- _Dataset extract_
-- start --
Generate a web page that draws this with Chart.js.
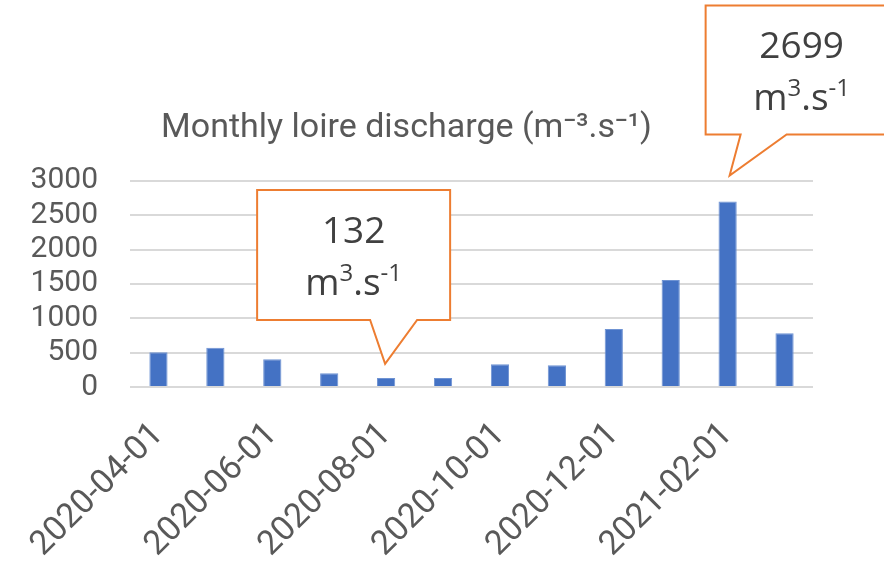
<!DOCTYPE html>
<html lang="en">
<head>
<meta charset="UTF-8">
<script src="https://cdn.jsdelivr.net/npm/chart.js"></script>
<title>Monthly loire discharge</title>
<style>
  * { margin: 0; padding: 0; }
  body { background: #fff; }
  .contenedor { width: 884px; height: 570px; }
</style>
</head>
<body>
<div class="contenedor">
  <canvas id="myChart" width="884" height="570"></canvas>
</div>
<script>
  // data
  const months = ['2020-04-01', '2020-05-01', '2020-06-01', '2020-07-01', '2020-08-01', '2020-09-01',
                  '2020-10-01', '2020-11-01', '2020-12-01', '2021-01-01', '2021-02-01', '2021-03-01'];
  const discharge = [505, 572, 403, 199, 132, 130, 330, 316, 844, 1557, 2699, 782];
  const yTicks = [0, 500, 1000, 1500, 2000, 2500, 3000];
  const titleText = 'Monthly loire discharge (m\u207B\u00B3.s\u207B\u00B9)';
  const calloutIndexes = [4, 10];

  const grey = '#595959';
  const orange = '#ed7d31';

  // callout shapes, relative to the top of the bar they point at
  const calloutShapes = {
    4: { gap: 14, tipDx: -1, left: -128, right: 65, top: -174, bottom: -44, base1: -15, base2: 32 },
    10: { gap: 26, tipDx: 2, left: -24, right: 168, top: -170, bottom: -41, base1: 11, base2: 57 }
  };

  // draws text with raised parts, parts = [[text, isSup], ...]
  function drawRich(ctx, parts, cx, baseY, size) {
    const big = size + 'px "Open Sans"';
    const small = Math.round(size * 0.64) + 'px "Open Sans"';
    let w = 0;
    parts.forEach(p => { ctx.font = p[1] ? small : big; w += ctx.measureText(p[0]).width; });
    let x = cx - w / 2;
    ctx.textBaseline = 'alphabetic';
    ctx.textAlign = 'left';
    parts.forEach(p => {
      ctx.font = p[1] ? small : big;
      ctx.fillText(p[0], x, p[1] ? baseY - size * 0.38 : baseY);
      x += ctx.measureText(p[0]).width;
    });
  }

  const calloutPlugin = {
    id: 'callouts',
    afterDraw(chart) {
      const ctx = chart.ctx;
      const xs = chart.scales.x, ys = chart.scales.y;
      calloutIndexes.forEach(i => {
        const s = calloutShapes[i];
        const tx = xs.getPixelForValue(i) + s.tipDx;
        const ty = ys.getPixelForValue(discharge[i]) - s.gap;
        ctx.save();
        ctx.beginPath();
        ctx.moveTo(tx + s.left, ty + s.top);
        ctx.lineTo(tx + s.right, ty + s.top);
        ctx.lineTo(tx + s.right, ty + s.bottom);
        ctx.lineTo(tx + s.base2, ty + s.bottom);
        ctx.lineTo(tx, ty);
        ctx.lineTo(tx + s.base1, ty + s.bottom);
        ctx.lineTo(tx + s.left, ty + s.bottom);
        ctx.closePath();
        ctx.fillStyle = '#fff';
        ctx.fill();
        ctx.strokeStyle = orange;
        ctx.lineWidth = 2;
        ctx.stroke();
        ctx.fillStyle = '#404040';
        const cx = tx + (s.left + s.right) / 2;
        const midY = ty + (s.top + s.bottom) / 2;
        drawRich(ctx, [[String(discharge[i]), false]], cx, midY - 12, 37);
        drawRich(ctx, [['m', false], ['3', true], ['.s', false], ['-1', true]], cx, midY + 40, 37);
        ctx.restore();
      });
    }
  };

  const ctx = document.getElementById('myChart').getContext('2d');
  const myChart = new Chart(ctx, {
    type: 'bar',
    data: {
      labels: months,
      datasets: [{
        label: 'Discharge',
        data: discharge,
        backgroundColor: '#4472c4',
        borderColor: '#6f93d3',
        borderWidth: 1,
        categoryPercentage: 1,
        barPercentage: 0.32
      }]
    },
    options: {
      responsive: false,
      animation: false,
      layout: { padding: { top: 0, left: 0, right: 71, bottom: 0 } },
      plugins: {
        legend: { display: false },
        tooltip: { enabled: false },
        title: {
          display: true,
          text: titleText,
          color: grey,
          font: { family: 'Roboto', size: 34, weight: 'normal' },
          padding: { top: 108, bottom: 32 }
        }
      },
      scales: {
        x: {
          grid: { display: false },
          border: { display: false },
          afterFit: scale => { scale.height = 183; },
          ticks: {
            color: grey,
            font: { family: 'Roboto', size: 34 },
            autoSkip: false,
            maxRotation: 45,
            minRotation: 45,
            padding: 20,
            callback: function (value, index) {
              return index % 2 === 0 ? months[index] : '';
            }
          }
        },
        y: {
          min: yTicks[0],
          max: yTicks[yTicks.length - 1],
          border: { display: false },
          grid: { color: '#d9d9d9', lineWidth: 2, drawTicks: false },
          afterFit: scale => { scale.width = 130; },
          ticks: {
            color: grey,
            font: { family: 'Roboto', size: 30 },
            padding: 32,
            stepSize: 500,
            autoSkip: false,
            callback: value => String(value)
          }
        }
      }
    },
    plugins: [calloutPlugin]
  });
</script>
</body>
</html>
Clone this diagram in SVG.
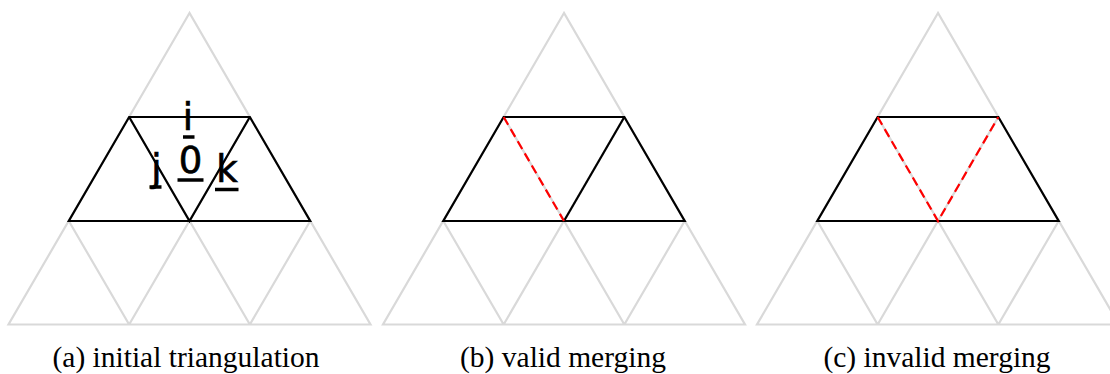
<svg xmlns="http://www.w3.org/2000/svg" xmlns:xlink="http://www.w3.org/1999/xlink" width="1110" height="374" viewBox="0 0 1110 374">
<style>
.grid{fill:none;stroke:#d9d9d9;stroke-width:2.2;stroke-linejoin:miter}
.edge{fill:none;stroke:#000;stroke-width:2.2;stroke-linejoin:miter}
.red{fill:none;stroke:#ff0000;stroke-width:2.2;stroke-dasharray:9,5}
.lbl{font-family:"DejaVu Sans",sans-serif;font-size:37px;fill:#000;stroke:#000;stroke-width:0.7;text-anchor:middle}
.ul{stroke:#000;stroke-width:3.5}
.cap{font-family:"Liberation Serif","Times New Roman",serif;font-size:29.5px;fill:#000;text-anchor:middle}
</style>
<defs>
<path id="gridpath" class="grid" d="M0,13 L-181,324.5 L181,324.5 Z M-60.35,117 H60.35 M-120.7,221 H120.7 M-60.35,117 L60.35,324.5 M60.35,117 L-60.35,324.5 M-120.7,221 L-60.35,324.5 M120.7,221 L60.35,324.5"/>
<path id="trap" class="edge" d="M-60.35,117 H60.35 L120.7,221 H-120.7 Z"/>
</defs>
<g id="panel-a" transform="translate(189.5,0)">
<use xlink:href="#gridpath"/>
<use xlink:href="#trap"/>
<path class="edge" d="M-60.35,117 L0,221 L60.35,117"/>
<g id="labels-a">
<text class="lbl" x="-1.5" y="130">i</text>
<line class="ul" x1="-6.5" y1="137" x2="5" y2="137"/>
<text class="lbl" x="1" y="173">0</text>
<line class="ul" x1="-12" y1="180" x2="14" y2="180"/>
<text class="lbl" x="-33" y="181">j</text>
<line class="ul" x1="-40" y1="187" x2="-28" y2="187"/>
<text class="lbl" x="37.5" y="182">k</text>
<line class="ul" x1="25.5" y1="189.5" x2="49" y2="189.5"/>
</g>
</g>
<g id="panel-b" transform="translate(564,0)">
<use xlink:href="#gridpath"/>
<use xlink:href="#trap"/>
<path class="edge" d="M60.35,117 L0,221"/>
<path class="red" d="M-60.35,117 L0,221"/>
</g>
<g id="panel-c" transform="translate(938,0)">
<use xlink:href="#gridpath"/>
<use xlink:href="#trap"/>
<path class="red" d="M-60.35,117 L0,221 L60.35,117"/>
</g>
<g id="captions">
<text class="cap" x="186" y="367">(a) initial triangulation</text>
<text class="cap" x="563" y="367">(b) valid merging</text>
<text class="cap" x="937" y="367">(c) invalid merging</text>
</g>
</svg>
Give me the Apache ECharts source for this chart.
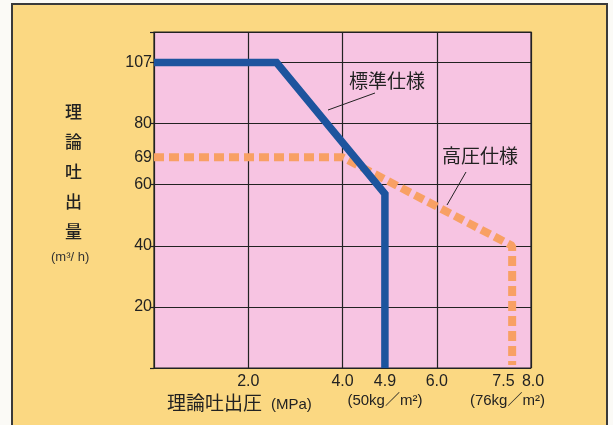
<!DOCTYPE html>
<html><head><meta charset="utf-8">
<script src="https://cdn.jsdelivr.net/npm/echarts@6/dist/echarts.min.js"></script>
<style>
html,body{margin:0;padding:0;background:#fbfaf6;width:613px;height:425px;overflow:hidden;}
#frame{position:absolute;left:11px;top:3px;width:593px;height:420px;border:2px solid #3a3a3a;background:#fbd882;}
#chart{position:absolute;left:0;top:0;width:613px;height:425px;}
</style></head>
<body>
<div id="frame"></div>
<div id="chart"></div>
<script>
const standardSpec = [[0, 107], [2.6, 107], [4.9, 57], [4.9, 0]];   // 標準仕様
const highPressureSpec = [[0, 69], [4.0, 69], [7.6, 40], [7.6, 1]]; // 高圧仕様
const xTickValues = [2.0, 4.0, 4.9, 6.0, 8.0];        // main tick labels
const xSubTickValues = [4.9, 7.5];                    // labels carrying kg/m² notes
const xSubLabels = ['(50kg／m²)', '(76kg／m²)'];
const xSubShowNumber = [false, true];                 // 7.5 printed here to avoid clashing with 8.0
const yTickValues = [20, 40, 60, 69, 80, 107];

// The reference uses a broken y scale: 80→107 occupies one 20-unit step.
function toDisp(v){ return v <= 80 ? v : 80 + (v - 80) * 20 / 27; }
function fromDisp(d){ return d <= 80 ? d : 80 + (d - 80) * 27 / 20; }

const chart = echarts.init(document.getElementById('chart'), null, {renderer:'canvas'});
const font = '"Liberation Sans", "Noto Sans CJK JP", sans-serif';
const cjk = '"Noto Sans CJK JP", sans-serif';

chart.setOption({
  backgroundColor: 'transparent',
  animation: false,
  grid: {left: 154, right: 82, top: 32, bottom: 57, show: true,
         backgroundColor: '#f7c4e2', borderColor: '#222', borderWidth: 1.2},
  xAxis: [{
    type: 'value', min: 0, max: 8, interval: 2,
    axisLine: {show: false}, axisTick: {show: false},
    splitLine: {show: true, lineStyle: {color: '#222', width: 1.2}},
    axisLabel: {
      customValues: xTickValues, margin: 4, hideOverlap: false,
      showMinLabel: true, showMaxLabel: true,
      fontFamily: font, fontSize: 16, color: '#222', lineHeight: 19,
      formatter: function(v){ return v === 8 ? '{m|' + v.toFixed(1) + '}' : v.toFixed(1); },
      rich: {m: {fontFamily: font, fontSize: 16, color: '#222', lineHeight: 19, padding: [0, 0, 0, 4]}}
    }
  }, {
    type: 'value', min: 0, max: 8, position: 'bottom',
    axisLine: {show: false}, axisTick: {show: false}, splitLine: {show: false},
    axisLabel: {
      customValues: xSubTickValues, margin: 4, hideOverlap: false,
      fontFamily: font, fontSize: 16, color: '#222', lineHeight: 19,
      formatter: function(v){
        const i = xSubTickValues.indexOf(v);
        return (xSubShowNumber[i] ? '{n|' + v.toFixed(1) + '}' : ' ') + '\n{s|' + xSubLabels[i] + '}';
      },
      rich: {
        n: {fontFamily: font, fontSize: 16, color: '#222', lineHeight: 19, padding: [0, 8, 0, 0]},
        s: {fontFamily: font, fontSize: 15, color: '#222', lineHeight: 19}
      }
    }
  }],
  yAxis: {
    type: 'value', min: 0, max: 110, interval: 20,
    axisLine: {show: false},
    axisTick: {show: true, inside: false, length: 4, lineStyle: {color: '#222', width: 1.2}},
    splitLine: {show: true, lineStyle: {color: '#222', width: 1.2}},
    axisLabel: {
      customValues: yTickValues.map(toDisp), margin: 2, hideOverlap: false,
      fontFamily: font, fontSize: 16, color: '#222',
      formatter: function(v){ return String(Math.round(fromDisp(v))); }
    }
  },
  series: [
    {name: '高圧仕様', type: 'line', showSymbol: false, z: 2,
     data: highPressureSpec.map(p => [p[0], toDisp(p[1])]),
     lineStyle: {color: '#f8a064', width: 8, type: [10, 5], cap: 'butt'}},
    {name: '標準仕様', type: 'line', showSymbol: false, z: 3,
     data: standardSpec.map(p => [p[0], toDisp(p[1])]),
     lineStyle: {color: '#1d549e', width: 7.5, join: 'miter'}}
  ],
  graphic: [
    {type: 'text', left: 349, top: 71, z: 10,
     style: {text: '標準仕様', font: '19px ' + cjk, fill: '#222'}},
    {type: 'line', z: 10, shape: {x1: 328, y1: 110, x2: 375, y2: 93},
     style: {stroke: '#222', lineWidth: 1}},
    {type: 'text', left: 442, top: 146, z: 10,
     style: {text: '高圧仕様', font: '19px ' + cjk, fill: '#222'}},
    {type: 'line', z: 10, shape: {x1: 466, y1: 172, x2: 447, y2: 205},
     style: {stroke: '#222', lineWidth: 1}},
    {type: 'text', left: 65, top: 97, z: 10,
     style: {text: '理\n論\n吐\n出\n量', font: '500 17px ' + cjk, fill: '#222', lineHeight: 30}},
    {type: 'text', left: 51, top: 251, z: 10,
     style: {text: '(m³/ h)', font: '13px ' + font, fill: '#333'}},
    {type: 'text', left: 167, top: 393, z: 10,
     style: {text: '理論吐出圧', font: '19px ' + cjk, fill: '#222'}},
    {type: 'text', left: 271, top: 397, z: 10,
     style: {text: '(MPa)', font: '15px ' + font, fill: '#222'}}
  ]
});
</script>
</body></html>
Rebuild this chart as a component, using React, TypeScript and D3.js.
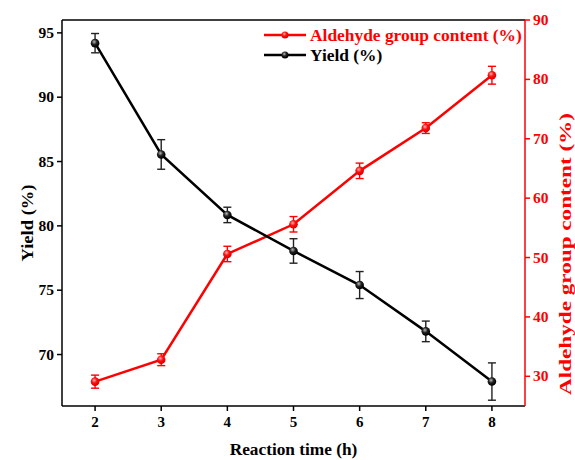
import React from "react";
import * as d3 from "d3";

// reaction time (h)
const times = [2, 3, 4, 5, 6, 7, 8];
// yield (%), left axis
const yieldVals = [94.2, 85.55, 80.85, 78.05, 75.4, 71.8, 67.9];
const yieldErr = [0.75, 1.15, 0.6, 0.95, 1.05, 0.8, 1.45];
// aldehyde group content (%), right axis
const aldVals = [29.1, 32.8, 50.6, 55.6, 64.6, 71.8, 80.7];
const aldErr = [1.1, 1.0, 1.3, 1.3, 1.3, 0.9, 1.5];

const xTicks = [2, 3, 4, 5, 6, 7, 8];
const yTicks = [70, 75, 80, 85, 90, 95];
const y2Ticks = [30, 40, 50, 60, 70, 80, 90];

const W = 575;
const H = 460;
const margin = { top: 20, right: 50, bottom: 54, left: 62 };
const FONT = "'Liberation Serif', 'Times New Roman', serif";
const RED = "#ff0000";

export default function App() {
  const x = d3.scaleLinear().domain([1.5, 8.5]).range([margin.left, W - margin.right]);
  const y = d3.scaleLinear().domain([66, 96]).range([H - margin.bottom, margin.top]);
  const y2 = d3.scaleLinear().domain([25, 90]).range([H - margin.bottom, margin.top]);

  const top = margin.top;
  const bottom = H - margin.bottom;
  const left = margin.left;
  const right = W - margin.right;

  const line = d3.line<number>();
  const yieldPath = line(times.map((t, i) => [x(t), y(yieldVals[i])]) as any);
  const aldPath = line(times.map((t, i) => [x(t), y2(aldVals[i])]) as any);

  const errBars = (vals: number[], errs: number[], sc: any, color: string) =>
    times.map((t, i) => {
      const cx = x(t);
      const y1 = sc(vals[i] + errs[i]);
      const y0 = sc(vals[i] - errs[i]);
      return (
        <g key={i} stroke={color} strokeWidth={1.4}>
          <line x1={cx} x2={cx} y1={y1} y2={y0} />
          <line x1={cx - 4} x2={cx + 4} y1={y1} y2={y1} />
          <line x1={cx - 4} x2={cx + 4} y1={y0} y2={y0} />
        </g>
      );
    });

  return (
    <svg width={W} height={H} style={{ position: "absolute", left: 0, top: 0, background: "#fff" }} fontFamily={FONT} fontWeight="bold">
      <defs>
        <radialGradient id="gBlack" cx="0.4" cy="0.35" r="0.6">
          <stop offset="0" stopColor="#bbbbbb" />
          <stop offset="0.5" stopColor="#222" />
          <stop offset="1" stopColor="#000" />
        </radialGradient>
        <radialGradient id="gRed" cx="0.4" cy="0.35" r="0.6">
          <stop offset="0" stopColor="#ffb0b0" />
          <stop offset="0.5" stopColor="#ff1010" />
          <stop offset="1" stopColor="#e00000" />
        </radialGradient>
      </defs>

      {/* frame */}
      <line x1={left} x2={right} y1={top} y2={top} stroke="#000" strokeWidth={1.5} />
      <line x1={left} x2={right} y1={bottom} y2={bottom} stroke="#000" strokeWidth={1.5} />
      <line x1={left} x2={left} y1={top} y2={bottom} stroke="#000" strokeWidth={1.5} />
      <line x1={right} x2={right} y1={top} y2={bottom} stroke={RED} strokeWidth={1.5} />

      {/* x axis */}
      {xTicks.map((t) => (
        <g key={t}>
          <line x1={x(t)} x2={x(t)} y1={bottom} y2={bottom + 5} stroke="#000" strokeWidth={1.5} />
          <text x={x(t)} y={bottom + 21} textAnchor="middle" fontSize={15}>{t}</text>
        </g>
      ))}
      <text x={(left + right) / 2} y={455} textAnchor="middle" fontSize={17.3}>Reaction time (h)</text>

      {/* left axis */}
      {yTicks.map((t) => (
        <g key={t}>
          <line x1={left - 5} x2={left} y1={y(t)} y2={y(t)} stroke="#000" strokeWidth={1.5} />
          <text x={left - 8} y={y(t) + 5} textAnchor="end" fontSize={15.5}>{t}</text>
        </g>
      ))}
      <text transform={`translate(33,223) rotate(-90)`} textAnchor="middle" fontSize={17.5}
        textLength={77} lengthAdjust="spacingAndGlyphs">Yield (%)</text>

      {/* right axis */}
      {y2Ticks.map((t) => (
        <g key={t} fill={RED}>
          <line x1={right} x2={right + 5} y1={y2(t)} y2={y2(t)} stroke={RED} strokeWidth={1.5} />
          <text x={right + 8} y={y2(t) + 5} textAnchor="start" fontSize={15.5}>{t}</text>
        </g>
      ))}
      <text transform={`translate(571,254) rotate(-90)`} textAnchor="middle" fontSize={17} fill={RED}
        textLength={282} lengthAdjust="spacingAndGlyphs">Aldehyde group content (%)</text>

      {/* series */}
      <path d={aldPath || ""} fill="none" stroke={RED} strokeWidth={2.5} />
      <path d={yieldPath || ""} fill="none" stroke="#000" strokeWidth={2.5} />
      {errBars(aldVals, aldErr, y2, RED)}
      {errBars(yieldVals, yieldErr, y, "#222")}
      {times.map((t, i) => (
        <circle key={"a" + i} cx={x(t)} cy={y2(aldVals[i])} r={4.3} fill="url(#gRed)" />
      ))}
      {times.map((t, i) => (
        <circle key={"y" + i} cx={x(t)} cy={y(yieldVals[i])} r={4.3} fill="url(#gBlack)" />
      ))}

      {/* legend */}
      <g>
        <line x1={264} x2={306} y1={35} y2={35} stroke={RED} strokeWidth={2.5} />
        <circle cx={285} cy={35} r={3.5} fill="url(#gRed)" />
        <text x={310} y={40.5} fontSize={17.4} fill={RED}>Aldehyde group content (%)</text>
        <line x1={264} x2={306} y1={55} y2={55} stroke="#000" strokeWidth={2.5} />
        <circle cx={285} cy={55} r={3.5} fill="url(#gBlack)" />
        <text x={310} y={60.5} fontSize={17.4} fill="#000">Yield (%)</text>
      </g>
    </svg>
  );
}
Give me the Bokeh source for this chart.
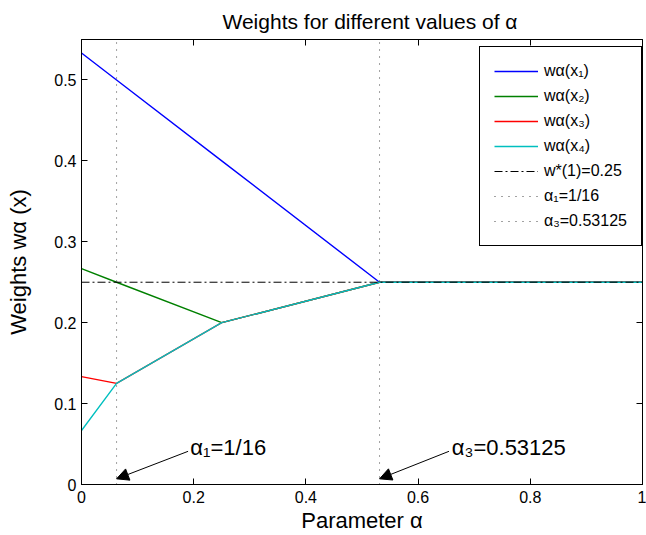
-- end --
- _To be done_
Pictures stay out: repeat exactly only the lines from the one with "Rebuild this chart" through the one with "import * as".

- _Answer in full_
Rebuild this chart as a component, using React, TypeScript and D3.js.
import React from "react";
import * as d3 from "d3";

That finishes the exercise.